The housing blocks that Peskine describes were not built yesterday. In the aftermath of World War II, when cities in France struggled to accommodate a booming, homeless population in the aftermath of war, shantytowns were erected. In 1962, the Algerian War ended and waves of immigrants from France’s former colonies arrived in the country to fill labor shortages. By 1963, 43% of French Algerians lived in these shantytowns until the government moved to erect massive suburban housing projects to replace them. It was to these projects that working-class citizens first moved. In the coming decades, many of the factories closed and struggling residents began to fill the housing projects, transforming many French suburbs into massive ghettoes where the predominant residents were the formerly colonized, francophone poor — Muslim Arabs and Africans, Maghrebi Jews and ethnic Frenchmen.

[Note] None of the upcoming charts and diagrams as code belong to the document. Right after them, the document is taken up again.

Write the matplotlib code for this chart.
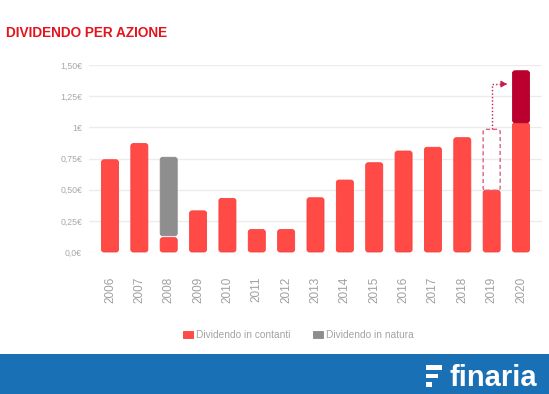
import matplotlib
matplotlib.use("Agg")
import matplotlib.pyplot as plt
from matplotlib.patches import FancyBboxPatch, Rectangle, Patch

years = [str(y) for y in range(2006, 2021)]
cash = [0.74, 0.87, 0.115, 0.33, 0.43, 0.18, 0.18, 0.435, 0.577, 0.716, 0.81, 0.84, 0.917, 0.495, 1.037]
in_kind_bottom = [None, None, 0.13, None, None, None, None, None, None, None, None, None, None, None, None]
in_kind_top = [None, None, 0.76, None, None, None, None, None, None, None, None, None, None, None, None]
extra_2020 = 0.417          # dark red top part of 2020
box_2019_top = 0.984        # dashed box above 2019
arrow_level = 1.347
arrow_end_x = 13.52
yticks = [0, 0.25, 0.5, 0.75, 1.0, 1.25, 1.5]
ytick_labels = ["0,0€", "0,25€", "0,50€", "0,75€", "1€", "1,25€", "1,50€"]
legend_labels = ["Dividendo in contanti", "Dividendo in natura"]
title = "DIVIDENDO PER AZIONE"

RED = "#ff4a45"
RED_EDGE = "#f8403e"
DARK = "#bb0030"
GRAY = "#8e8e8e"
BLUE = "#1a70b4"

W, H = 549, 394
fig = plt.figure(figsize=(W / 100, H / 100), dpi=100)
fig.patch.set_facecolor("white")
plt.rcParams["font.family"] = ["Liberation Sans", "DejaVu Sans"]

ax = fig.add_axes([89 / W, 1 - 252 / H, (542 - 89) / W, (252 - 65) / H])
ax.set_xlim(-0.715, 14.715)
ax.set_ylim(0, 1.5)

# pixel scales for rounding
px_x = (542 - 89) / 15.43
px_y = (252 - 65) / 1.5
aspect = px_x / px_y
r = 2.6 / px_x

def rounded(bar, face, edge, ls="-", fill=True, lw=0.6):
    x, y = bar.get_x(), bar.get_y()
    w, h = bar.get_width(), bar.get_height()
    p = FancyBboxPatch((x, y), w, h,
                       boxstyle=f"round,pad=0,rounding_size={r}",
                       mutation_aspect=aspect,
                       facecolor=face if fill else "none", edgecolor=edge,
                       linewidth=lw, linestyle=ls, zorder=3, clip_on=False)
    ax.add_patch(p)
    bar.set_visible(False)

xs = list(range(len(years)))
width = 0.58

bars = ax.bar(xs, cash, width=width)
for b in bars:
    rounded(b, RED, RED_EDGE)

for i, (b0, b1) in enumerate(zip(in_kind_bottom, in_kind_top)):
    if b0 is not None:
        gb = ax.bar([i], [b1 - b0], bottom=[b0], width=width)
        rounded(gb[0], GRAY, "#8a8a8a")

db = ax.bar([14], [extra_2020], bottom=[cash[14]], width=width)
rounded(db[0], DARK, "#b0002c")

bx = ax.bar([13], [box_2019_top - cash[13]], bottom=[cash[13]], width=width)
rounded(bx[0], "none", "#d9627e", ls=(0, (3, 2)), fill=False, lw=1.0)

# dotted arrow
ax.plot([13, 13, arrow_end_x - 0.12], [box_2019_top, arrow_level, arrow_level],
        color="#c81d4c", lw=1.0, ls=(0, (1, 1.5)), zorder=4, clip_on=False)
ax.annotate("", xy=(arrow_end_x, arrow_level), xytext=(arrow_end_x - 0.15, arrow_level),
            arrowprops=dict(arrowstyle="-|>,head_length=0.35,head_width=0.2",
                            color="#c81d4c", lw=0.8), zorder=4)

ax.set_yticks(yticks)
ax.set_yticklabels(ytick_labels, fontsize=6.3, color="#a8a8a8")
ax.set_xticks(xs)
ax.set_xticklabels(years, rotation=90, fontsize=8.5, color="#a0a0a0")
ax.tick_params(axis="y", length=0, pad=5)
ax.tick_params(axis="x", length=0, pad=18)
ax.grid(axis="y", color="#ececec", lw=1.0, zorder=0)
ax.set_axisbelow(True)
for s in ax.spines.values():
    s.set_visible(False)

fig.text(6 / W, 1 - 33 / H, title, color="#e3141e", fontsize=9.8,
         fontweight="bold", va="center", ha="left")

handles = [Patch(facecolor=RED, edgecolor=RED_EDGE, lw=0.6),
           Patch(facecolor=GRAY, edgecolor="#8a8a8a", lw=0.6)]
fig.legend(handles, legend_labels, loc="center", bbox_to_anchor=(298 / W, 1 - 335 / H),
           ncol=2, frameon=False, fontsize=7.3, handlelength=1.0, handleheight=0.8,
           handletextpad=0.3, columnspacing=2.2, labelcolor="#a4a4a4")

# footer band
fig.patches.append(Rectangle((0, 0), 1, 40 / H, transform=fig.transFigure,
                             facecolor=BLUE, edgecolor="none", zorder=0))
for (x0, x1, y0, y1) in [(426, 442, 365, 369.5), (426, 437.5, 373.5, 378), (426, 432, 382, 387)]:
    fig.patches.append(Rectangle((x0 / W, 1 - y1 / H), (x1 - x0) / W, (y1 - y0) / H,
                                 transform=fig.transFigure, facecolor="white",
                                 edgecolor="none", zorder=1))
fig.text(449 / W, 1 - 386.5 / H, "finaria", color="white", fontsize=21,
         fontweight="bold", ha="left", va="baseline")

fig.savefig("out.png", dpi=100, facecolor="white")
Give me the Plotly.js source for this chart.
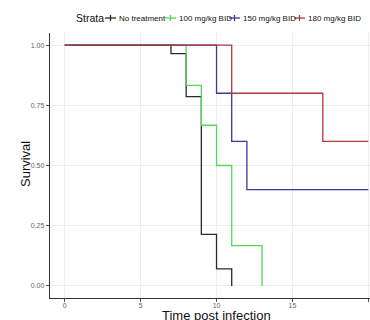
<!DOCTYPE html>
<html><head><meta charset="utf-8">
<script src="https://cdn.plot.ly/plotly-3.0.1.min.js"></script>
<style>html,body{margin:0;padding:0;background:#fff}</style>
</head><body><div id="chart" style="width:370px;height:320px"></div>
<script>
// ---- data ----
const strata = ["No treatment", "100 mg/kg BID", "150 mg/kg BID", "180 mg/kg BID"];
const timeNoTreat = [0, 7, 8, 9, 10, 11];
const survNoTreat = [1, 0.964, 0.786, 0.214, 0.071, 0];
const time100 = [0, 8, 9, 10, 11, 13];
const surv100 = [1, 0.833, 0.667, 0.5, 0.167, 0];
const time150 = [0, 10, 11, 12, 20];
const surv150 = [1, 0.8, 0.6, 0.4, 0.4];
const time180 = [0, 11, 17, 20];
const surv180 = [1, 0.8, 0.6, 0.6];
const xTicks = [0, 5, 10, 15, 20];
const yTicks = [0, 0.25, 0.5, 0.75, 1];
const yTickText = ["0.00", "0.25", "0.50", "0.75", "1.00"];

// ---- style ----
const colors = ["#2a2a2a", "#55d855", "#3a3a9e", "#b23a3a"];
const FONT = "Liberation Sans, Arial, sans-serif";
const series = [[timeNoTreat, survNoTreat], [time100, surv100], [time150, surv150], [time180, surv180]];

const traces = series.map((s, i) => ({
  x: s[0], y: s[1], type: "scatter", mode: "lines",
  line: {shape: "hv", color: colors[i], width: 1.3},
  name: strata[i], showlegend: false, hoverinfo: "skip"
}));

// pixel -> paper helpers (plot area x 50..370, y 33..298)
const L = 50, R = 370, T = 33, B = 298;
const px = p => (p - L) / (R - L);
const py = p => (B - p) / (B - T);

// manual legend layout
const legY = 18;
const keyStart = [105, 165, 229, 294];
const keyLen = 11;
const shapes = [];
const annotations = [];
annotations.push({xref: "paper", yref: "paper", x: px(74), y: py(legY), xanchor: "left", yanchor: "middle",
  text: "Strata", showarrow: false, font: {family: FONT, size: 10.5, color: "#111"}});
strata.forEach((s, i) => {
  const k = keyStart[i];
  shapes.push({type: "line", xref: "paper", yref: "paper", x0: px(k), x1: px(k + keyLen), y0: py(legY), y1: py(legY),
    line: {color: colors[i], width: 1.3}});
  shapes.push({type: "line", xref: "paper", yref: "paper", x0: px(k + keyLen / 2), x1: px(k + keyLen / 2), y0: py(legY - 3), y1: py(legY + 3),
    line: {color: colors[i], width: 1.3}});
  annotations.push({xref: "paper", yref: "paper", x: px(k + keyLen + 0.5), y: py(legY), xanchor: "left", yanchor: "middle",
    text: s, showarrow: false, font: {family: FONT, size: 8, color: "#111"}});
});
// axis titles
annotations.push({xref: "paper", yref: "paper", x: px(216.5), y: py(315), xanchor: "center", yanchor: "middle",
  text: "Time post infection", showarrow: false, font: {family: FONT, size: 13, color: "#111"}});
annotations.push({xref: "paper", yref: "paper", x: px(25), y: py(164), xanchor: "center", yanchor: "middle", textangle: -90,
  text: "Survival", showarrow: false, font: {family: FONT, size: 13, color: "#111"}});

const layout = {
  width: 370, height: 320,
  margin: {l: L, r: 370 - R, t: T, b: 320 - B, pad: 0},
  paper_bgcolor: "#fff", plot_bgcolor: "#fff",
  showlegend: false,
  font: {family: FONT},
  xaxis: {range: [-0.97, 20.11], tickvals: xTicks, ticktext: xTicks.map(String),
    showgrid: true, gridcolor: "#ededed", gridwidth: 1, zeroline: false,
    showline: true, linecolor: "#333", linewidth: 1.2,
    ticks: "outside", ticklen: 3, tickcolor: "#555", tickwidth: 1,
    ticklabelstandoff: -3,
    tickfont: {family: FONT, size: 7, color: "#666"}},
  yaxis: {range: [-0.05, 1.05], tickvals: yTicks, ticktext: yTickText,
    showgrid: true, gridcolor: "#ededed", gridwidth: 1, zeroline: false,
    showline: true, linecolor: "#333", linewidth: 1.2,
    ticks: "outside", ticklen: 3, tickcolor: "#555", tickwidth: 1,
    tickfont: {family: FONT, size: 7, color: "#666"}},
  shapes: shapes,
  annotations: annotations
};

Plotly.newPlot("chart", traces, layout, {staticPlot: true, displayModeBar: false});
</script>
</body></html>
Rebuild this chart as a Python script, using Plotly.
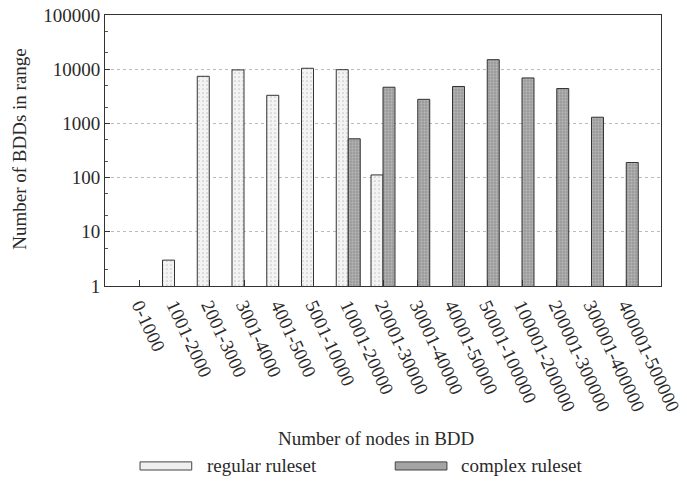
import plotly.graph_objects as go

categories = ["0-1000", "1001-2000", "2001-3000", "3001-4000", "4001-5000",
              "5001-10000", "10001-20000", "20001-30000", "30001-40000",
              "40001-50000", "50001-100000", "100001-200000", "200001-300000",
              "300001-400000", "400001-500000"]
regular = [None, 3, 7400, 9700, 3300, 10400, 9800, 112,
           None, None, None, None, None, None, None]
complex_ = [None, None, None, None, None, None, 520, 4650,
            2780, 4800, 15000, 6900, 4400, 1300, 190]
ytick_vals = [1, 10, 100, 1000, 10000, 100000]
ytick_text = ["1", "10", "100", "1000", "10000", "100000"]
series_names = ["regular ruleset", "complex ruleset"]

FONT = "Liberation Serif"
TXT = "#2a2a2a"
xs = list(range(len(categories)))

REG_FILL = "#efefef"
CPX_FILL = "#a4a4a4"

fig = go.Figure()
fig.add_trace(go.Bar(
    x=xs, y=regular, name=series_names[0], showlegend=False,
    marker=dict(color=REG_FILL,
                line=dict(color="#333333", width=1),
                pattern=dict(shape=".", bgcolor="#f3f3f3", fgcolor="#9a9a9a",
                             size=4, solidity=0.15)),
))
fig.add_trace(go.Bar(
    x=xs, y=complex_, name=series_names[1], showlegend=False,
    marker=dict(color=CPX_FILL,
                line=dict(color="#333333", width=1),
                pattern=dict(shape=".", bgcolor="#9c9c9c", fgcolor="#d6d6d6",
                             size=3, solidity=0.3)),
))

# manual legend (long swatches like the original)
legend_items = [
    (0.063, 0.156, 0.180, REG_FILL, series_names[0]),
    (0.522, 0.615, 0.637, CPX_FILL, series_names[1]),
]
shapes = []
annotations = []
for x0, x1, tx, col, name in legend_items:
    shapes.append(dict(type="rect", xref="paper", yref="paper",
                       x0=x0, x1=x1, y0=-0.679, y1=-0.649,
                       fillcolor=col, line=dict(color="#444444", width=1)))
    annotations.append(dict(xref="paper", yref="paper", x=tx, y=-0.664,
                            xanchor="left", yanchor="middle", showarrow=False,
                            text=name, font=dict(family=FONT, size=19, color=TXT)))

annotations.append(dict(xref="paper", yref="paper", x=0.487, y=-0.561,
                        xanchor="center", yanchor="middle", showarrow=False,
                        text="Number of nodes in BDD",
                        font=dict(family=FONT, size=19, color=TXT)))
annotations.append(dict(xref="paper", yref="paper", x=-0.153, y=0.506,
                        xanchor="center", yanchor="middle", showarrow=False,
                        textangle=-90, text="Number of BDDs in range",
                        font=dict(family=FONT, size=19, color=TXT)))

fig.update_layout(
    width=687, height=481,
    margin=dict(l=105, r=26, t=15, b=195),
    paper_bgcolor="white", plot_bgcolor="white",
    barmode="group", bargap=0.31, bargroupgap=0,
    font=dict(family=FONT, size=19, color=TXT),
    showlegend=False,
    shapes=shapes, annotations=annotations,
)
fig.update_xaxes(
    range=[-1, 15], tickmode="array", tickvals=xs, ticktext=categories,
    tickangle=65, ticks="inside", ticklen=6, tickcolor="#333333",
    showline=True, linecolor="#333333", linewidth=1, mirror=True,
    showgrid=False, zeroline=False, automargin=False,
    tickfont=dict(family=FONT, size=19, color=TXT),
)
fig.update_yaxes(
    type="log", range=[0, 5], tickmode="array", tickvals=ytick_vals, ticktext=ytick_text,
    ticks="inside", ticklen=5, tickcolor="#333333",
    minor=dict(ticks="inside", ticklen=3, tickcolor="#555555", showgrid=False),
    showline=True, linecolor="#333333", linewidth=1, mirror=True,
    showgrid=True, gridcolor="#bbbbbb", griddash="dot", gridwidth=1,
    zeroline=False, automargin=False,
    tickfont=dict(family=FONT, size=19, color=TXT),
)

fig.write_html("out.html")
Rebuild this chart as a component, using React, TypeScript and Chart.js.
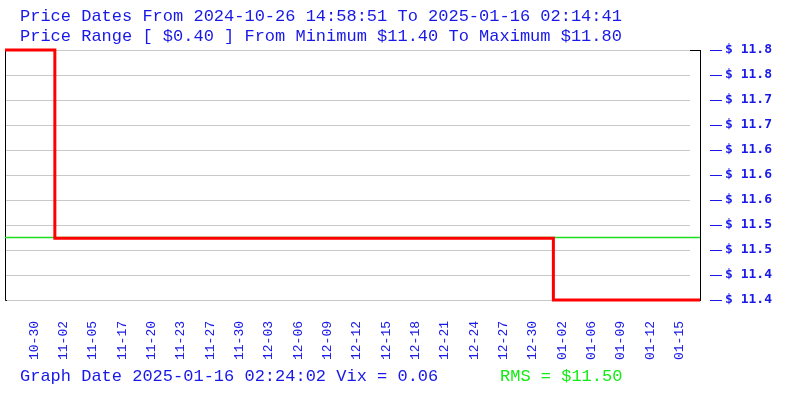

Following Peskine’s move to the United States, he began to visually explore the tensions, ills and questions that color the situation in France today. In the painting “Motif,” an image of the 1987 movie character Robocop holding a baguette goofily illuminates the tension between a feisty French police force and a bready symbol of French refinement.

In a bright painting titled “Tintin and Your Kids,” Peskine investigates Tintin, a comic book character whose Belgian creator openly held Nazi views. In the piece, Tintin is recast as a swastika-clad skinhead. In the background, a Congolese flag is minimally visible on a pile of tires.

“I consider myself culturally Jewish,” Peskine remarked. “I come from a long line of Jewish agnostics, and my father has told me tons of stories about my Jewish side, which was closely connected to revolutionary ideas.” When asked about the tensions between Arabs and Jews in France, Peskine responded: “I think there is a lot of resentment and confusion, because the media goes crazy anytime there is an antisemitic incident. If there is a racist incident, there is little to no attention. I think [Arab-Jewish tension] comes in part from jealousy: Jews in France know how to pull heartstrings and Arabs in the suburbs do not. Arabs and blacks see that French society can disrespect them. I understand people’s frustrations, but there is an image of Jewish control in the suburbs that shouldn’t fly.”

His new work is exploring the Arab and African face in the French imagination. He will be using large square wood panels painted with the images of Arab and African women. Their skin will be portrayed by a bed of nails, each at different levels, in order to accentuate texture. An image of Asterix, a French cartoon character, will be drawn around the faces.

Peskine’s career has grown in recent months. He is currently lecturing at universities across the country, was recently represented at the National Black Fine Art Show by two galleries and has work currently on view at the Wadsworth Atheneum Museum of Art in Hartford, Conn., and at the G.R. N’Namdi Gallery in Detroit. Next month, he will have a solo show in New York at the Essie Green Galleries and H&F Fine Arts in Mount Rainier, Md. With the exposure, however, comes the challenge of staying laying down roots. Peskine is currently waiting for a visa extension from the American government. “Some people look to France and see great social benefits — like universal health care, for example,” Peskine remarked. “But if you have ambition, America is where it’s at.”

Eli Rosenblatt is a writer living in New York City.